Hi all,
I want to calculate symbolically area of a surface of a sphere.
y = f(x) = \sqrt{r^{2} - x^{2}} with -r \le x \le r
this is my code:
using SymPy
x, r = symbols("x r")
f(x) = sqrt(r^2 - x^2)
# simplify(diff(f(x),x))
# we cannot use diff inside the fd(x) since QuadGK can't comprehend diff
fd(x) = -x/(sqrt(r^2 - x^2))
g(x) = sqrt(1 + (fd(x))^2)
h(x) = f(x)*g(x)
Area(x) = 2pi*h(x)
d = integrate(Area(x), (x, -r,r))
println("Area = ", d)
the problem is the final result should be: 4 \pi r^{2}
what I get is the unfinished simplify after 60 minutes of waiting… and the form of integral still:
mkitti
2
You need to add some assumptions.
See Core - SymPy 1.12.dev documentation
In particular r should be nonnegative.
1 Like
Great !
Now I am trying this:
using SymPy
x = symbols("x")
r = symbols("r", nonnegative=True)
# check by typing r.is_nonnegative
f(x) = sqrt(r^2 - x^2)
# simplify(diff(f(x),x))
# we cannot use diff inside the fd(x) since QuadGK can't comprehend diff
fd(x) = -x/(sqrt(r^2 - x^2))
g(x) = sqrt(1 + (fd(x))^2)
h(x) = f(x)*g(x)
Area(x) = 2pi*h(x)
d = simplify(integrate(Area(x), (x, -r,r)))

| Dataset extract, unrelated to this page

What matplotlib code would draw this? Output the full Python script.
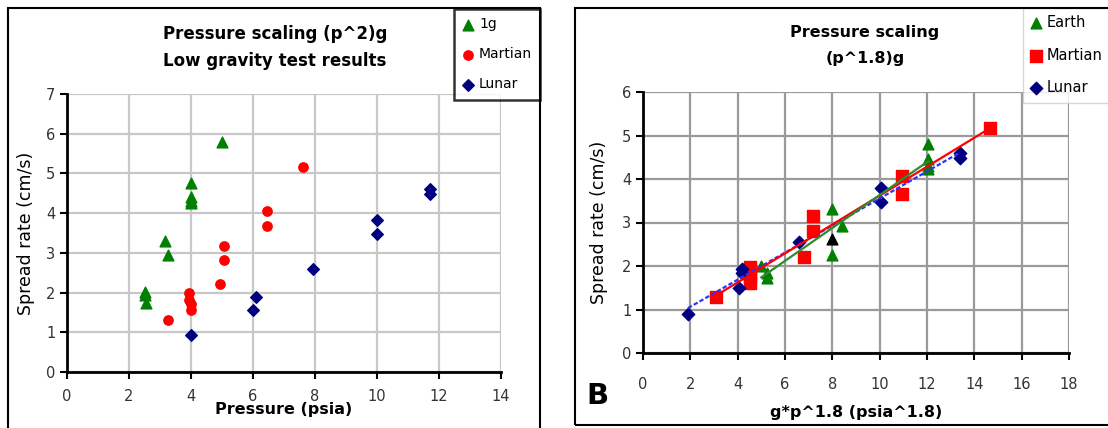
import numpy as np
import matplotlib
matplotlib.use("Agg")
import matplotlib.pyplot as plt
from matplotlib.patches import Rectangle

plt.rcParams['font.family'] = ['DejaVu Sans']

# ---------------- data: left panel (pressure vs spread rate) ----------------
g1_x = [5.0, 4.0, 4.0, 4.0, 4.0, 3.15, 3.25, 2.5, 2.5, 2.55]
g1_y = [5.8, 4.75, 4.4, 4.3, 4.25, 3.3, 2.95, 2.02, 1.95, 1.75]
mars_x = [7.6, 6.45, 6.45, 5.05, 5.05, 4.95, 3.95, 3.95, 4.0, 4.0, 3.25]
mars_y = [5.15, 4.05, 3.68, 3.18, 2.82, 2.22, 2.0, 1.82, 1.72, 1.57, 1.3]
lunar_x = [4.0, 6.1, 6.0, 7.95, 10.0, 10.0, 11.7, 11.7]
lunar_y = [0.92, 1.9, 1.55, 2.6, 3.82, 3.47, 4.62, 4.48]

# ---------------- data: right panel (g*p^1.8 vs spread rate) ----------------
earth_sx = [5.0, 5.25, 5.25, 8.0, 8.0, 8.4, 12.05, 12.05, 12.05, 12.05]
earth_sy = [2.0, 1.85, 1.72, 3.3, 2.25, 2.92, 4.8, 4.45, 4.3, 4.22]
mars_sx = [3.1, 4.5, 4.5, 4.5, 4.5, 6.8, 7.2, 7.2, 10.95, 10.95, 14.65]
mars_sy = [1.28, 1.98, 1.82, 1.72, 1.6, 2.2, 2.8, 3.15, 4.07, 3.65, 5.18]
lunar_sx = [1.9, 4.2, 4.2, 4.05, 6.6, 10.05, 10.05, 13.4, 13.4]
lunar_sy = [0.9, 1.92, 1.85, 1.5, 2.55, 3.8, 3.48, 4.6, 4.48]
extra_sx = [8.0]
extra_sy = [2.62]

left_xticks = [0, 2, 4, 6, 8, 10, 12, 14]
left_yticks = [0, 1, 2, 3, 4, 5, 6, 7]
right_xticks = [0, 2, 4, 6, 8, 10, 12, 14, 16, 18]
right_yticks = [0, 1, 2, 3, 4, 5, 6]

GREEN = '#008000'
RED = '#ff0000'
NAVY = '#000080'

W, H = 1108, 428
fig = plt.figure(figsize=(W / 100, H / 100), dpi=100)


def px_axes(x0, y0, x1, y1):
    return fig.add_axes([x0 / W, 1 - y1 / H, (x1 - x0) / W, (y1 - y0) / H])


def style_axes(ax, gridcolor, pad):
    for s in ['top', 'right']:
        ax.spines[s].set_visible(False)
    for s in ['left', 'bottom']:
        ax.spines[s].set_linewidth(2.0)
        ax.spines[s].set_color('black')
    ax.grid(True, color=gridcolor, linewidth=1.6)
    ax.set_axisbelow(True)
    ax.tick_params(direction='out', length=5, width=1.5, labelsize=10.5,
                   colors='black', labelcolor='#333333')
    ax.tick_params(axis='x', pad=pad)


# panel borders
fig.patches.append(Rectangle((8 / W, 1 - 432 / H), (540 - 8) / W, (432 - 8) / H,
                             transform=fig.transFigure, fill=False,
                             edgecolor='black', linewidth=1.5))
fig.patches.append(Rectangle((575 / W, 1 - 425 / H), (1112 - 575) / W, (425 - 8) / H,
                             transform=fig.transFigure, fill=False,
                             edgecolor='black', linewidth=1.5))

# ---------------- left panel ----------------
ax1 = px_axes(67, 94, 501, 372)
ax1.scatter(g1_x, g1_y, marker='^', s=60, color=GREEN, label='1g', zorder=3)
ax1.scatter(mars_x, mars_y, marker='o', s=45, color=RED, label='Martian', zorder=3)
ax1.scatter(lunar_x, lunar_y, marker='D', s=35, color=NAVY, label='Lunar', zorder=3)
ax1.set_xlim(0, 14)
ax1.set_ylim(0, 7)
ax1.set_xticks(left_xticks)
ax1.set_yticks(left_yticks)
style_axes(ax1, '#c8c8c8', pad=7)
ax1.set_xlabel('Pressure (psia)', fontsize=11.5, fontweight='bold', labelpad=-1)
ax1.set_ylabel('Spread rate (cm/s)', fontsize=12.5, labelpad=8)
fig.text(275 / W, 1 - 34 / H, 'Pressure scaling (p^2)g', ha='center', va='center',
         fontsize=12, fontweight='bold')
fig.text(275 / W, 1 - 61 / H, 'Low gravity test results', ha='center', va='center',
         fontsize=12, fontweight='bold')
leg1 = ax1.legend(loc='upper left', bbox_to_anchor=(454 / W, 1 - 9 / H),
                  bbox_transform=fig.transFigure, frameon=True, fancybox=False,
                  edgecolor='black', fontsize=10, labelspacing=1.15,
                  handlelength=0.8, handletextpad=0.4, borderpad=0.6,
                  borderaxespad=0, scatterpoints=1)
leg1.get_frame().set_linewidth(1.8)

# ---------------- right panel ----------------
ax2 = px_axes(643, 92, 1069, 353)
ax2.scatter(earth_sx, earth_sy, marker='^', s=60, color=GREEN, label='Earth', zorder=3)
ax2.scatter(mars_sx, mars_sy, marker='s', s=70, color=RED, label='Martian', zorder=3)
ax2.scatter(lunar_sx, lunar_sy, marker='D', s=40, color=NAVY, label='Lunar', zorder=3)
ax2.scatter(extra_sx, extra_sy, marker='^', s=60, color='black', zorder=3)

for xs, ys, c, ls in [(lunar_sx, lunar_sy, '#3030ff', (0, (2, 1))),
                      (mars_sx, mars_sy, RED, '-'),
                      (earth_sx, earth_sy, '#2e8b2e', '-')]:
    k, b = np.polyfit(xs, ys, 1)
    xx = np.array([min(xs), max(xs)])
    ax2.plot(xx, k * xx + b, color=c, linewidth=1.6, linestyle=ls, zorder=4)

ax2.set_xlim(0, 18)
ax2.set_ylim(0, 6)
ax2.set_xticks(right_xticks)
ax2.set_yticks(right_yticks)
style_axes(ax2, '#9a9a9a', pad=12)
ax2.set_xlabel('g*p^1.8 (psia^1.8)', fontsize=11.5, fontweight='bold', labelpad=10)
ax2.set_ylabel('Spread rate (cm/s)', fontsize=12.5, labelpad=10)
fig.text(865 / W, 1 - 32 / H, 'Pressure scaling', ha='center', va='center',
         fontsize=11.5, fontweight='bold')
fig.text(865 / W, 1 - 58 / H, '(p^1.8)g', ha='center', va='center',
         fontsize=11.5, fontweight='bold')
fig.text(597 / W, 1 - 396 / H, 'B', ha='center', va='center',
         fontsize=21, fontweight='bold')
leg2 = ax2.legend(loc='upper left', bbox_to_anchor=(1023 / W, 1 - 8 / H),
                  bbox_transform=fig.transFigure, frameon=True, fancybox=False,
                  edgecolor='#cccccc', fontsize=10.5, labelspacing=1.2,
                  handlelength=0.8, handletextpad=0.3, borderpad=0.5,
                  borderaxespad=0, scatterpoints=1)
leg2.get_frame().set_linewidth(1.0)

fig.savefig('out.png', dpi=100)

by tomorrow (if it takes 24 hours and still not finished yet, I will tell)…
the above code that took 60 minutes still not done yet and it is already 2 hours…
The answer is very numerics:
12.5663706143592⋅r^{2}
Use PI, not pi. When you compute 2pi it converts to a float.
1 Like
To elaborate, it also really helps to call simplify prior to computing:
julia> @time ex = integrate(2PI*simplify(h(x)), (x, -r, r))
0.043363 seconds (13.71 k allocations: 715.979 KiB, 9.07% compilation time)
2
4⋅π⋅r
1 Like
Yes it works and produce the result faster than integrate first then simplify… thank you very much!